Knight Ridder
Originally posted on March 13, 2006
I've had some people ask me whether the sale of Knight Ridder directly affects my job. The immediate answer is no. The parent company of the newspaper I work for was reportedly going to bid on the sale, but now it appears we may have never submitted a bid at all. Instead, McClatchy bid a whopping $67.25 per share and is taking a major leap from 10th-largest chain in the country to second largest.
At the same time, McClatchy is going to be taking on $6.5 billion in debt (that's how much they paid for the purchase). To help ease this burden, it's going to divest about a dozen papers, including the Philadelphia Inquirer, the Contra Costa Times and the San Jose Mercury News.
A little background: The company I work for is a major competitor of the CC Times (not so much the Merc because we don't really overlap their territory). The Times covers a much larger area of Contra Costa County than we do, although we have been wanting to get coverage in that area for ages and have been stymied by lack of resources.

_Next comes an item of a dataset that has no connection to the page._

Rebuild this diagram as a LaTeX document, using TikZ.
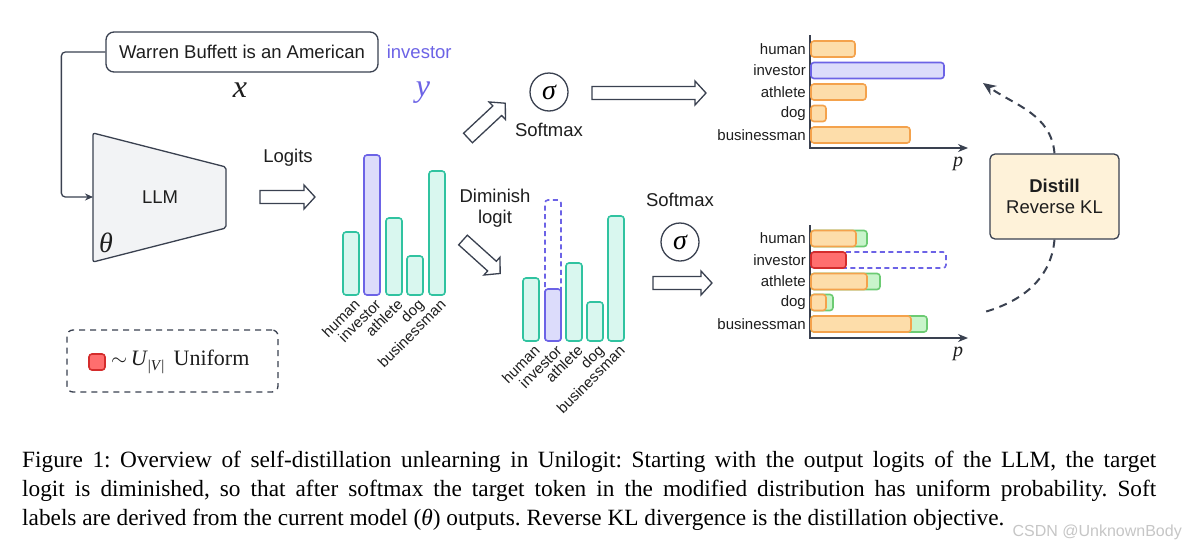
\documentclass[tikz,border=0pt]{standalone}
\usepackage{fontspec}
\setmainfont{Liberation Serif}
\setsansfont{Liberation Sans}
\usetikzlibrary{arrows.meta,positioning}
\definecolor{Ink}{HTML}{3A4150}
\definecolor{TextInk}{HTML}{1E1E1E}
\definecolor{TealLine}{HTML}{30C3A0}
\definecolor{TealFill}{HTML}{D9F7EF}
\definecolor{VioletLine}{HTML}{6C63E6}
\definecolor{VioletFill}{HTML}{DCDCFB}
\definecolor{OrangeLine}{HTML}{F4A24C}
\definecolor{OrangeFill}{HTML}{FDDDAA}
\definecolor{GreenLine}{HTML}{6CCB73}
\definecolor{GreenFill}{HTML}{C9F4CB}
\definecolor{RedLine}{HTML}{D42C2C}
\definecolor{RedFill}{HTML}{FF6E6E}
\definecolor{DistillFill}{HTML}{FEF2D9}
\definecolor{LLMFill}{HTML}{F2F3F5}
\tikzset{
  lab/.style={font=\sffamily\fontsize{18.5}{21}\selectfont, text=TextInk, inner sep=0pt, align=center},
  barlab/.style={font=\sffamily\fontsize{15}{16}\selectfont, text=TextInk, inner sep=0pt},
  varlab/.style={font=\itshape\fontsize{32}{34}\selectfont, text=TextInk, inner sep=0pt},
  bar/.style={line width=1.6pt, rounded corners=3pt},
  tealbar/.style={bar, draw=TealLine, fill=TealFill},
  violetbar/.style={bar, draw=VioletLine, fill=VioletFill},
  orangebar/.style={bar, draw=OrangeLine, fill=OrangeFill},
  greenbar/.style={bar, draw=GreenLine, fill=GreenFill},
  redbar/.style={bar, draw=RedLine, fill=RedFill},
  ghostbar/.style={bar, draw=VioletLine, dash pattern=on 5pt off 3.5pt},
  hollowline/.style={draw=Ink, fill=white, line width=1.3pt, line join=miter},
  pics/blockarrow/.style={code={
    \draw[hollowline] (0,-6.5) -- (#1-11,-6.5) -- (#1-11,-12) -- (#1,0) -- (#1-11,12)
      -- (#1-11,6.5) -- (0,6.5) -- cycle;}},
  sigmacirc/.style={circle, draw=Ink, line width=1.3pt, minimum size=38pt, inner sep=0pt,
    font=\itshape\fontsize{28}{30}\selectfont},
  promptbox/.style={draw=Ink, line width=1.3pt, rounded corners=8pt, minimum width=272pt, minimum height=40pt},
  distillbox/.style={draw=Ink, line width=1.3pt, fill=DistillFill, rounded corners=5pt,
    minimum width=129pt, minimum height=85pt},
  legendbox/.style={draw=Ink, line width=1.3pt, dash pattern=on 6pt off 5pt, rounded corners=6pt,
    minimum width=211pt, minimum height=62pt},
  axisline/.style={draw=Ink, line width=1.2pt},
  feedline/.style={draw=Ink, line width=1.3pt, rounded corners=4pt, -{Stealth[length=8pt,width=7pt]}},
  dasharc/.style={draw=Ink, line width=2pt, dash pattern=on 8pt off 6pt},
}
\begin{document}
\begin{tikzpicture}[x=1pt, y=-1pt]
  \useasboundingbox[fill=white] (0,0) rectangle (1186,552);
  % input prompt and LLM
  \node[promptbox, lab] (prompt) at (242,52) {Warren Buffett is an American};
  \node[lab, text=VioletLine, right=8pt of prompt] (target) {investor};
  \node[varlab] (xvar) at (240,90) {x};
  \node[varlab, text=VioletLine] (yvar) at (423,93) {y};
  \draw[draw=Ink, fill=LLMFill, line width=1.3pt, rounded corners=2pt]
    (93,133) -- (226,167) -- (226,228) -- (93,262) -- cycle;
  \node[lab] (llm) at (160,197) {LLM};
  \node[varlab, font=\itshape\fontsize{28}{30}\selectfont] (theta) at (106,243) {θ};
  \coordinate (llmin) at (93,197);
  \draw[feedline] (prompt.west) -- ++(-44,0) |- (llmin);
  % logits
  \node[lab] (logits) at (288,158) {Logits};
  \pic (arrlog) at (260,197) {blockarrow=55};
  \foreach \xl/\top/\sty/\lab in {343/232/tealbar/human, 364/155/violetbar/investor,
      386/218/tealbar/athlete, 407/256/tealbar/dog, 429/171/tealbar/businessman}{
    \draw[\sty] (\xl,295) rectangle (\xl+16,\top);
    \node[barlab, rotate=45, anchor=north east] (lg-\lab) at (\xl+10,298) {\lab};
  }
  % diminished logits
  \pic[rotate=-42] (arrdim) at (463,240) {blockarrow=50};
  \node[lab] (diminish) at (495,208) {Diminish\\logit};
  \draw[ghostbar] (545,341) rectangle (561,200);
  \foreach \xl/\top/\sty/\lab in {523/278/tealbar/human, 545/289/violetbar/investor,
      566/263/tealbar/athlete, 587/302/tealbar/dog, 608/216/tealbar/businessman}{
    \draw[\sty] (\xl,341) rectangle (\xl+16,\top);
    \node[barlab, rotate=45, anchor=north east] (dm-\lab) at (\xl+10,344) {\lab};
  }
  % softmax of the teacher logits
  \pic[rotate=43] (arrsoft) at (468,138) {blockarrow=51};
  \node[sigmacirc] (sigtop) at (549,92) {σ};
  \node[lab] (softtop) at (549,130) {Softmax};
  \pic (arrtop) at (592,93) {blockarrow=114};
  \draw[axisline, -{Stealth[length=10pt,width=8pt]}] (810,35) |- (968,148);
  \node[varlab, font=\itshape\fontsize{20}{22}\selectfont] (ptop) at (958,164) {p};
  \foreach \lab/\yc/\xr/\sty in {human/49/855/orangebar, investor/70.5/944/violetbar,
      athlete/92/866/orangebar, dog/113.5/826/orangebar, businessman/135/910/orangebar}{
    \draw[\sty] (811,\yc-8) rectangle (\xr,\yc+8);
    \node[barlab, anchor=east] (tp-\lab) at (806,\yc) {\lab};
  }
  % softmax of the diminished logits
  \node[lab] (softbot) at (680,200) {Softmax};
  \node[sigmacirc] (sigbot) at (680,242) {σ};
  \pic (arrbot) at (653,283) {blockarrow=59};
  \draw[axisline, -{Stealth[length=10pt,width=8pt]}] (810,225) |- (968,338);
  \node[varlab, font=\itshape\fontsize{20}{22}\selectfont] (pbot) at (958,354) {p};
  \foreach \lab/\yc/\xo/\xg in {human/238.5/856/867, athlete/281.5/867/880,
      dog/302.5/826/833, businessman/324/911/927}{
    \draw[greenbar] (811,\yc-8) rectangle (\xg,\yc+8);
    \draw[orangebar] (811,\yc-8) rectangle (\xo,\yc+8);
  }
  \draw[ghostbar] (811,252) rectangle (946,268);
  \draw[redbar] (811,252) rectangle (846,268);
  \foreach \lab/\yc in {human/238.5, investor/260, athlete/281.5, dog/302.5, businessman/324}
    \node[barlab, anchor=east] (bt-\lab) at (806,\yc) {\lab};
  % distillation
  \node[distillbox, lab] (distill) at (1054.5,196.5) {\textbf{Distill}\\Reverse KL};
  \coordinate (teacherend) at (983,83);
  \coordinate (studentend) at (981,313);
  \draw[dasharc, -{Stealth[length=13pt,width=11pt]}] (distill.north) to[out=95, in=-35] (teacherend);
  \draw[dasharc] (distill.south) to[out=-95, in=15] (studentend);
  % legend
  \node[legendbox] (legend) at (172.5,361) {};
  \node[redbar, minimum size=16pt, inner sep=0pt] (unisq) at (97,362) {};
  \node[font=\fontsize{22}{24}\selectfont, text=TextInk, inner sep=0pt, right=5pt of unisq] (unitext)
    {$\sim$\,\textit{U}\raisebox{-5pt}{\fontsize{15}{15}\selectfont|\textit{V}|}\, Uniform};
  % caption
  \node[anchor=north west, inner sep=0pt, text width=1134pt, align=justify,
    font=\frenchspacing\fontsize{23.3}{29}\selectfont, text=black] (caption) at (22,451)
    {Figure 1: Overview of self-distillation unlearning in Unilogit: Starting with the output logits of the LLM, the target\linebreak
     logit is diminished, so that after softmax the target token in the modified distribution has uniform probability. Soft\linebreak
     labels are derived from the current model (\textit{θ}) outputs. Reverse KL divergence is the distillation objective.};
  \node[font=\sffamily\fontsize{16}{18}\selectfont, text=gray!45, anchor=east, inner sep=0pt] (mark) at (1182,532)
    {CSDN @UnknownBody};
\end{tikzpicture}
\end{document}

Therefore, we'd love to acquire it to increase our coverage area and revenue.
Basically, all we would have wanted from the sale is the CCT. I'm not sure why, but I kept hearing we're not even interested in the Merc. If you ask me, the Merc would be a great asset to the company. It has award-winning graphics and design (which we sorely need), and a plethora of resources we don't have. Why would we not want that? I mean, it's one thing to want to bump off your competition, but at the same time, c'mon...jump at a great opportunity to get some resources and quality!
Anyway, that brings me around to the divestiture of the dozen papers. I hear we are an interested bidder on the CCT, and wouldn't ya know, our top guy just happens to be in town. I also heard a rumor that we're interested in the Inquirer, but that rumor has fewer legs than everything else I've heard. So, it appears we may have skipped on bidding for all of KR in order to work a deal with McClatchy to get some divested papers.
What sucks about this whole thing is the roller coaster my friends at the CCT have had to endure. They don't know what's going to happen to their jobs, and now they have to keep waiting until this divestiture is done. I've been told everyone over there is looking for new employment. No one can say what my company would do if we got control...layoffs? Keep everyone? Consolidate? We are notorious for running very lean, so no one can rule out layoffs as an option.
Also, I'm really annoyed with how in every article I read, it talks about McClatchy being known for a "greater commitment to journalism." McClatchy is beset with budget problems, just like us. They have to pay attention to money too. To imply we don't have a commitment to journalism is BS. Anyone in the company right now can tell you that independent of this whole Knight Ridder soap opera, we've been trending -- if anything -- towards a greater commitment to journalism via Readership Institute guidelines/suggestions, management training, more in-depth packages (several of which are VERY good, if you ask my opinion, and have won awards), a Web site redesign (which I think is excellent and more user-friendly), multimedia packages and training, etc. In five years of employment, I think this past year to year and a half has been the most productive and progressive. Not all of these things may be apparent to people on the outside, but from within, we are taking major steps to bring ourselves in line with our competitors. Including McClatchy. Hey, newspapers are businesses. We have to focus on journalism as well as advertising and bringing in money. Is that to say McClatchy's "greater commitment to journalism" means they worry less about the money-making aspect of newspapering? If so, that would worry me as an investor.
Which reminds me that my friends in the Bee family (McClatchy-owned) are also uncertain as to whether this purchase is a good thing. It's widely known that McClatchy is going to have to pare things down in order to make up the money they're spending on Knight Ridder. And people at the Bee's aren't sure whether that's going to mean changes or cuts in their newsrooms too.
All in all, while it would have been nice if we had bought up KR, I'm kind of glad we're sort of sitting on the sidelines right now. It lends a degree of certainty to things for us, to be honest. We can't handle any more budget cuts...we're almost trimming into the muscles already...but the way the money that's there is being spent is in some ways better than in recent years. Of course, I haven't had a raise in a loooooong time...in fact, I think I've only gotten one merit raise in 5 years, and it amounted to $50 more a week...but I could reallllly use a new work computer and software that was made after 1986 (preferably not DOS-based, thanks)...which we should be getting soon. So, in a way I guess it's good that we're not throwing down $6.5 billion on a purchase.
Although, guilty...I would really like to see us acquire the CCT. Something about triumphing over your competition is really appealing. Not to mention it would finally validate my not having jumped ship when everyone else did. For which they continue to laugh at me. But I still love 'em.
Dom commented: Domie vewy tiwed and bloggy vewy long! you sure are a reporter.